§ **Your objective**
Set down the data below from its first line to the line holding "Chart.register(...registerables);", inclusive; omit all pictures.

§ **Recorded information**

══════════

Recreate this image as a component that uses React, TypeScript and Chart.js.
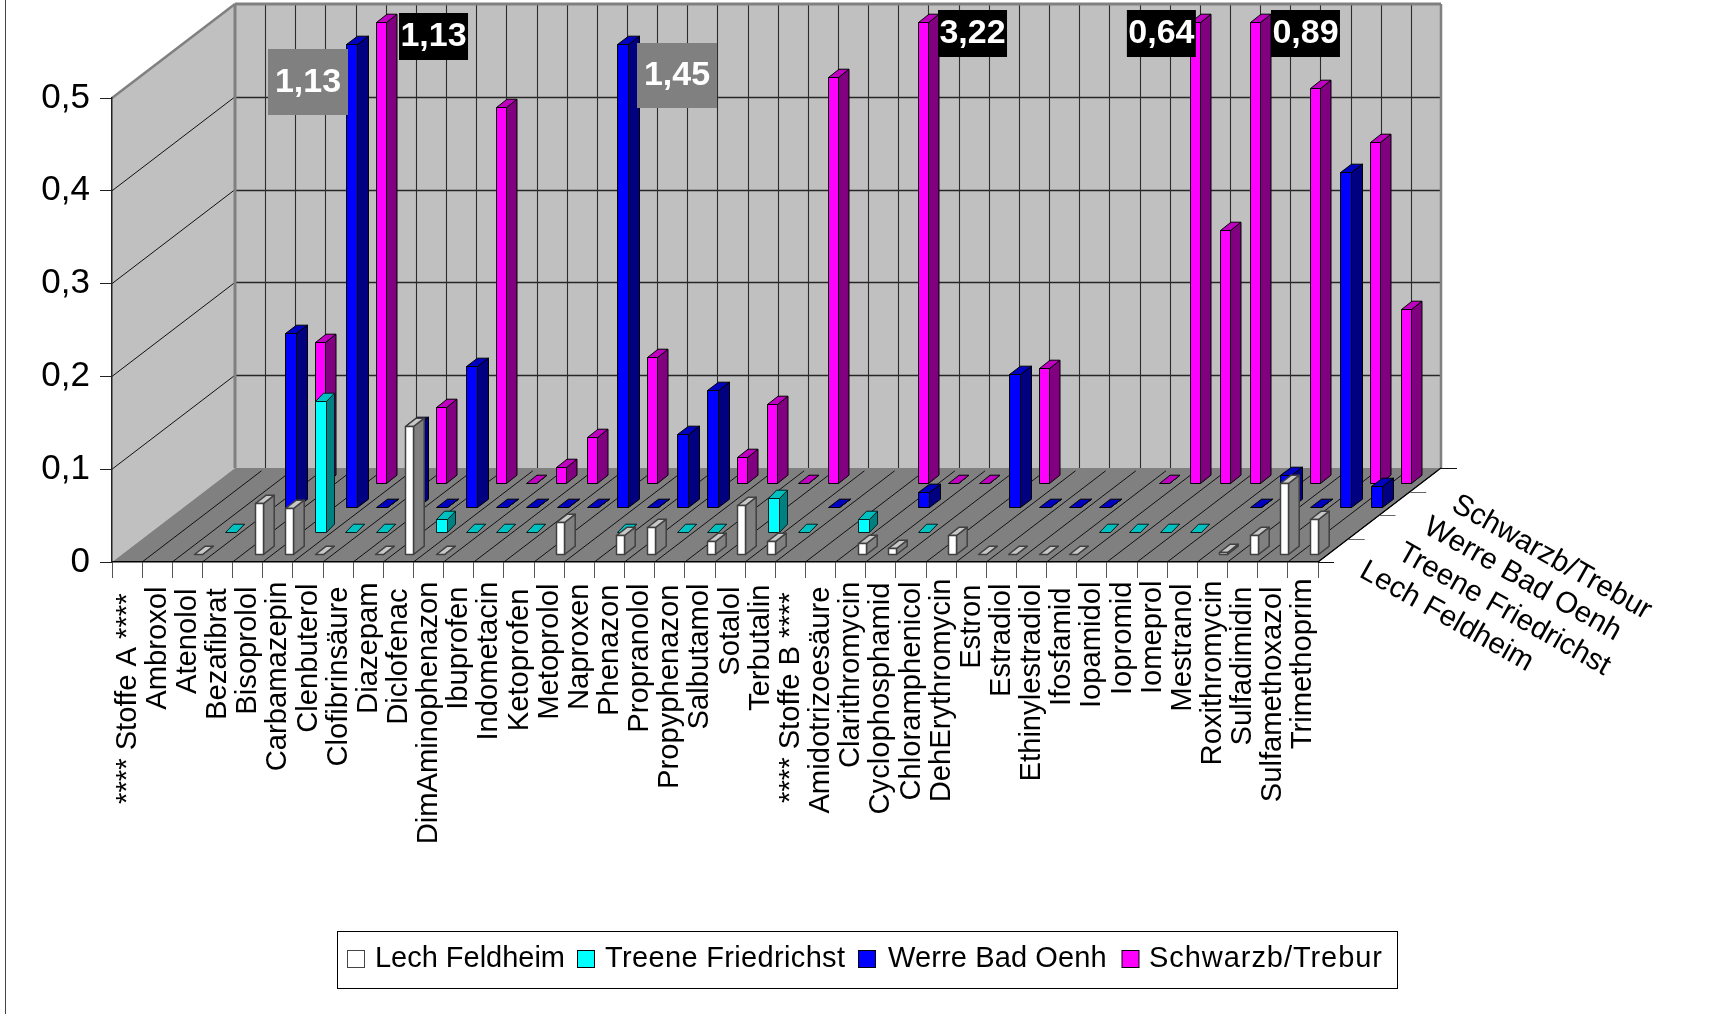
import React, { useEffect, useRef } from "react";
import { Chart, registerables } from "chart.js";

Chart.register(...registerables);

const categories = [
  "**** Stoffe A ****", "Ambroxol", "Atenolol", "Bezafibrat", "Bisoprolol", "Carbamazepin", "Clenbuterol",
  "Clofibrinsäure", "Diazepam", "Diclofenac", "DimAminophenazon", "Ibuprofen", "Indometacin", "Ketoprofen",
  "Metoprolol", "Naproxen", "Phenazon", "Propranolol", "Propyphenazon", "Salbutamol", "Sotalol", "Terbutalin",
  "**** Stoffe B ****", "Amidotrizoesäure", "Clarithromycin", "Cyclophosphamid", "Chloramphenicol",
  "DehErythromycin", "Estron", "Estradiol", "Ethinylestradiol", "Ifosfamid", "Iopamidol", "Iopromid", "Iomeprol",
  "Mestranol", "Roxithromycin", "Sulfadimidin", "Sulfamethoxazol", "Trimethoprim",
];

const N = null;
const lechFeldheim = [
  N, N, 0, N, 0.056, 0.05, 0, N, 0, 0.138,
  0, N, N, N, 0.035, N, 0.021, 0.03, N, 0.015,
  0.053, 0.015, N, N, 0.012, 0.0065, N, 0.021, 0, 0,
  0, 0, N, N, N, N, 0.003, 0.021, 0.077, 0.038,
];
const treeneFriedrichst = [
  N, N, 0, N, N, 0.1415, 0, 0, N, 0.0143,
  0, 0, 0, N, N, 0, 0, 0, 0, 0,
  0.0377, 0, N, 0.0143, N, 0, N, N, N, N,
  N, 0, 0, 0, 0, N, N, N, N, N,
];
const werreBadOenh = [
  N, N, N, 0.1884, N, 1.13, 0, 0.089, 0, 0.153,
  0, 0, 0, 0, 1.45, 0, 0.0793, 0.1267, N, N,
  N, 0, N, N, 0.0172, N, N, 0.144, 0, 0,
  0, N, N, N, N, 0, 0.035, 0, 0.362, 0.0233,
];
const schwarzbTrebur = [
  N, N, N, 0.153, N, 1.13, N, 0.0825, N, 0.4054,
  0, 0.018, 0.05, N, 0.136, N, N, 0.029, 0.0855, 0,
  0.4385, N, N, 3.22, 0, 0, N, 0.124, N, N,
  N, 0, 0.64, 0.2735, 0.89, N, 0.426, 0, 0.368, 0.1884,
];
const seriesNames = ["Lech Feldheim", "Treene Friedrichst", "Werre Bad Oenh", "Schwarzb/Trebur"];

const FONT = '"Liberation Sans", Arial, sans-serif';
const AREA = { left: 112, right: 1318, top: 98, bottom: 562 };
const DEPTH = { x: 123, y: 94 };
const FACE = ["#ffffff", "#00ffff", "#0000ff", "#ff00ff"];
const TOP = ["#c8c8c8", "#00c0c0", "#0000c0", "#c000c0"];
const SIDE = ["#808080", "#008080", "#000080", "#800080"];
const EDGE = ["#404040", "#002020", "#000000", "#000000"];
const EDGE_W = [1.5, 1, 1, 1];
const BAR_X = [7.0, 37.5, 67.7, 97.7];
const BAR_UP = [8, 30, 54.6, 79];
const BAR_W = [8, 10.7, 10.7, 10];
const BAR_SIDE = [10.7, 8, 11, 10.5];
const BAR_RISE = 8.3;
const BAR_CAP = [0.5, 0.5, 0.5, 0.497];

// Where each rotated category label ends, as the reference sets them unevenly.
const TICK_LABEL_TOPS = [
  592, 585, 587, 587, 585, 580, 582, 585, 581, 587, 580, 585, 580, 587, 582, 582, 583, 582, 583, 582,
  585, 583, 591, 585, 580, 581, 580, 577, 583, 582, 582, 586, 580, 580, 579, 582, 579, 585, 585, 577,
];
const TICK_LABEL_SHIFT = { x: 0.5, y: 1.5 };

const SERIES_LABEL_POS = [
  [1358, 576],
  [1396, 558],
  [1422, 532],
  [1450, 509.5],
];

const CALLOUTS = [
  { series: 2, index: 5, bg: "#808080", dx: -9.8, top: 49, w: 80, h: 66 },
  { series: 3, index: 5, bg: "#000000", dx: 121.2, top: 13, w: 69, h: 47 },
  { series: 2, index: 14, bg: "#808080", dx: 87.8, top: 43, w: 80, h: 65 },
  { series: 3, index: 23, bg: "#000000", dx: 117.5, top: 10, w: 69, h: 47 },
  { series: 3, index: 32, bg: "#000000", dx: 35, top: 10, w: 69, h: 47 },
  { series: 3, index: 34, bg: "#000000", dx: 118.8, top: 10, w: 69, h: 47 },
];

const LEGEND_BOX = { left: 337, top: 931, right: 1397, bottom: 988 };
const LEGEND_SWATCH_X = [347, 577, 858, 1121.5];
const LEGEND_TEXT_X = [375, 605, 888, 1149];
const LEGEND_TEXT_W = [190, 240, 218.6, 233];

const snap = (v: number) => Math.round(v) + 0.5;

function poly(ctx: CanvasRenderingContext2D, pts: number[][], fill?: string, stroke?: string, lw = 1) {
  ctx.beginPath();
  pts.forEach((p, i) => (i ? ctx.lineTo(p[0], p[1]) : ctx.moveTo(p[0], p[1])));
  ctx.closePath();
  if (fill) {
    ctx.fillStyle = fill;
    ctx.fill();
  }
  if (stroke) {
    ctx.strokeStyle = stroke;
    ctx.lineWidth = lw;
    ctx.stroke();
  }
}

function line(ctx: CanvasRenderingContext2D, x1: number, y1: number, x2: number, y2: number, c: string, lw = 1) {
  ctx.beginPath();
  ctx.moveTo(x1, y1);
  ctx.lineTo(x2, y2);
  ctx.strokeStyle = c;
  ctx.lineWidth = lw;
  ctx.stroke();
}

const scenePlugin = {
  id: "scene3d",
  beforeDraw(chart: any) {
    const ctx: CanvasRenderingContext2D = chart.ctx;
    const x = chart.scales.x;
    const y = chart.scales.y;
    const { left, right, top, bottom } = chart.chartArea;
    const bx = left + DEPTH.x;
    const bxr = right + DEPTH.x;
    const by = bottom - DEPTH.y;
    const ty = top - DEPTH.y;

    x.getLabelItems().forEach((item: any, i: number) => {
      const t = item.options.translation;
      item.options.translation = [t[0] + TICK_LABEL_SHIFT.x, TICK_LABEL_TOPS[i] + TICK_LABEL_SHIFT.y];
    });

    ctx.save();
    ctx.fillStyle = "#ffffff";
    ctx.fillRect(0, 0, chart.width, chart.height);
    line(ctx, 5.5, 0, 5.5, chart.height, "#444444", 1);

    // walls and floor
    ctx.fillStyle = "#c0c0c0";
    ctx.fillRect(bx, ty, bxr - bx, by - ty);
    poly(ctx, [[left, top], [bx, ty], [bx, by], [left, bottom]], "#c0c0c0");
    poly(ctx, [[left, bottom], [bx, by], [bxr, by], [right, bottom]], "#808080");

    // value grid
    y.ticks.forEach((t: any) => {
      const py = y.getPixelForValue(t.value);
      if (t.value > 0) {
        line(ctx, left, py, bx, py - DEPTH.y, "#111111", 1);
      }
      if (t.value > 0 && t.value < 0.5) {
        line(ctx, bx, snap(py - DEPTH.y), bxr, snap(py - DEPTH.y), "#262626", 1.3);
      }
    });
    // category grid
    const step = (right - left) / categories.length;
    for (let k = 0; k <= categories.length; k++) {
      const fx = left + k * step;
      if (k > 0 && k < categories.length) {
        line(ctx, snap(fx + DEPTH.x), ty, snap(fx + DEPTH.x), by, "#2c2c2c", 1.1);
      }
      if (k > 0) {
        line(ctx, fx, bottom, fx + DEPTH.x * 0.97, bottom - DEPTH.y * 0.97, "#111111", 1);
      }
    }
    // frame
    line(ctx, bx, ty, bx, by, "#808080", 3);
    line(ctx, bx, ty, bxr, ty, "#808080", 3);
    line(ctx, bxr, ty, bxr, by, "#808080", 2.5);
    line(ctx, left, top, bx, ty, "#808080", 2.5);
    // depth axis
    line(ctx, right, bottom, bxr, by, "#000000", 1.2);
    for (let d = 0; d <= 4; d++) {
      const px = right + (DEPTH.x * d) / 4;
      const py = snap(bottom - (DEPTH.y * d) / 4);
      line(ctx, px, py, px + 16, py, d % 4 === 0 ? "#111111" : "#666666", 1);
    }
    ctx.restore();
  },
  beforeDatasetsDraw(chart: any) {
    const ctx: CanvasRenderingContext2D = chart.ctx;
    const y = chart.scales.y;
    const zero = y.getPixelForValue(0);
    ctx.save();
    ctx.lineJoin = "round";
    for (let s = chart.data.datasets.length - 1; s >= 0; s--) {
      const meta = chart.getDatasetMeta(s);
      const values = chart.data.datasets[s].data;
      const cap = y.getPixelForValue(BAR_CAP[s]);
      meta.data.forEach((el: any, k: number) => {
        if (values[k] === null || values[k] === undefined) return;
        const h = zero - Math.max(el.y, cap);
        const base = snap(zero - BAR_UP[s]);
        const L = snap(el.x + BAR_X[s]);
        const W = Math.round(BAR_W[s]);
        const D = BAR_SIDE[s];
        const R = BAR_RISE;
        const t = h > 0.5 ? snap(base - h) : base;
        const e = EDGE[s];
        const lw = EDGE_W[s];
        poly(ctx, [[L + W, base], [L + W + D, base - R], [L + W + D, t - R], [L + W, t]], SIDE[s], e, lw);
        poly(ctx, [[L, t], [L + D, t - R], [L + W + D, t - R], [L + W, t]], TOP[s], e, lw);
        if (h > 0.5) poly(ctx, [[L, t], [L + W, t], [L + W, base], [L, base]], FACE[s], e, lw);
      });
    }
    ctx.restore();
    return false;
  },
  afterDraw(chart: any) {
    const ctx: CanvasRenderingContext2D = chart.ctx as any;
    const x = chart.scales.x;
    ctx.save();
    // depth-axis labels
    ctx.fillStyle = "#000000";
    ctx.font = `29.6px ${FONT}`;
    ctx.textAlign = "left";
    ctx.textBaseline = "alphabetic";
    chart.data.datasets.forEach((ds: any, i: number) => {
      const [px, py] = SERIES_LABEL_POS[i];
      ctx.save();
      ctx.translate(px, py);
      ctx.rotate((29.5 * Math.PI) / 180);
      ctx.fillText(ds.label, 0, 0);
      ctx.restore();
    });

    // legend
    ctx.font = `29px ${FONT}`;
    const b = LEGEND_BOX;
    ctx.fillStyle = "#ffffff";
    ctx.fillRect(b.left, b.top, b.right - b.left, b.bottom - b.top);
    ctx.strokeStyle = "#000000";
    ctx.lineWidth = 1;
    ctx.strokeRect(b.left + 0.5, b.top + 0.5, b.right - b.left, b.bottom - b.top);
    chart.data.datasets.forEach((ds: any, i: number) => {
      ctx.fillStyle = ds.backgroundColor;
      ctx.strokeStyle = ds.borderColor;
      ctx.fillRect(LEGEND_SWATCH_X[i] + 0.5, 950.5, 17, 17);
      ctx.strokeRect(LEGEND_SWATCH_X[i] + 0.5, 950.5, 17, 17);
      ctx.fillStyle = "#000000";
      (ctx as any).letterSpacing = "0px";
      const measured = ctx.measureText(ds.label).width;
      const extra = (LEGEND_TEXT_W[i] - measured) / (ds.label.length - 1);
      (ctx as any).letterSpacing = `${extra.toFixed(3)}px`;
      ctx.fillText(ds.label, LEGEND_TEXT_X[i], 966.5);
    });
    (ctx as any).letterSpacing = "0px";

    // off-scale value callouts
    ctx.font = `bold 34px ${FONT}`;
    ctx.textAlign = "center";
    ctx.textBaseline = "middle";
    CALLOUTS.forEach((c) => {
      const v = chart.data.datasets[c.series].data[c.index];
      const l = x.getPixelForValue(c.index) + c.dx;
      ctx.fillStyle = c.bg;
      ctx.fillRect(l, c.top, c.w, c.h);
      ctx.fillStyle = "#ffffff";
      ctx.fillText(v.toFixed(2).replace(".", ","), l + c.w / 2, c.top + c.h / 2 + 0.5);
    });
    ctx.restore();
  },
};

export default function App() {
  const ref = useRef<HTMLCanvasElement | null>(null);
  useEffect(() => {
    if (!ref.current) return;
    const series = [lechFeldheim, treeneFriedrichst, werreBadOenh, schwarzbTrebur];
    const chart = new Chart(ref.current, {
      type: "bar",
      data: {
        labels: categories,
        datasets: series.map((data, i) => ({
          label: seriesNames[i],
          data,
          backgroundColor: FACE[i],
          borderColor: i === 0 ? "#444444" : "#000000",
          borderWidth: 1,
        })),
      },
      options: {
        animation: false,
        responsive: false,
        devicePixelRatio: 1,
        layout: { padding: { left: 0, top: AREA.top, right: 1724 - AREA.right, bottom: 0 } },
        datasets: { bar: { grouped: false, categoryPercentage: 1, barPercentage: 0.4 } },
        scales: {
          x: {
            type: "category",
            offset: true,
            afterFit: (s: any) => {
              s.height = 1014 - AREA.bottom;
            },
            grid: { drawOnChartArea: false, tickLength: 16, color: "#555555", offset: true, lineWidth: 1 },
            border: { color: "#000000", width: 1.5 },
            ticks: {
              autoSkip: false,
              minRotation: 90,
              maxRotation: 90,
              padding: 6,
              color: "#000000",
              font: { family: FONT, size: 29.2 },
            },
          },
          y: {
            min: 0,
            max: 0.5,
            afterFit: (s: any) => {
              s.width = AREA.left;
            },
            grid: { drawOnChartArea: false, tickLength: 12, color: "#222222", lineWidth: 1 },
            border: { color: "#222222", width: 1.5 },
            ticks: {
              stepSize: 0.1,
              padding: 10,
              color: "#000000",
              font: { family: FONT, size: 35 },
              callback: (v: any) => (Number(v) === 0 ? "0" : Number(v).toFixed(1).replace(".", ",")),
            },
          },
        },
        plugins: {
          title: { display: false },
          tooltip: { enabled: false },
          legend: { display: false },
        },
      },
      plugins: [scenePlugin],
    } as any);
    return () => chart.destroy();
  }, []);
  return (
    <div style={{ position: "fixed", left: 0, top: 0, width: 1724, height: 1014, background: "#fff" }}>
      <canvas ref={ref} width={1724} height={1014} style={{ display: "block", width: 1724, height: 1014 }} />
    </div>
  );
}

══════════

§ **Exercise result**
Recreate this image as a component that uses React, TypeScript and Chart.js.
import React, { useEffect, useRef } from "react";
import { Chart, registerables } from "chart.js";

Chart.register(...registerables);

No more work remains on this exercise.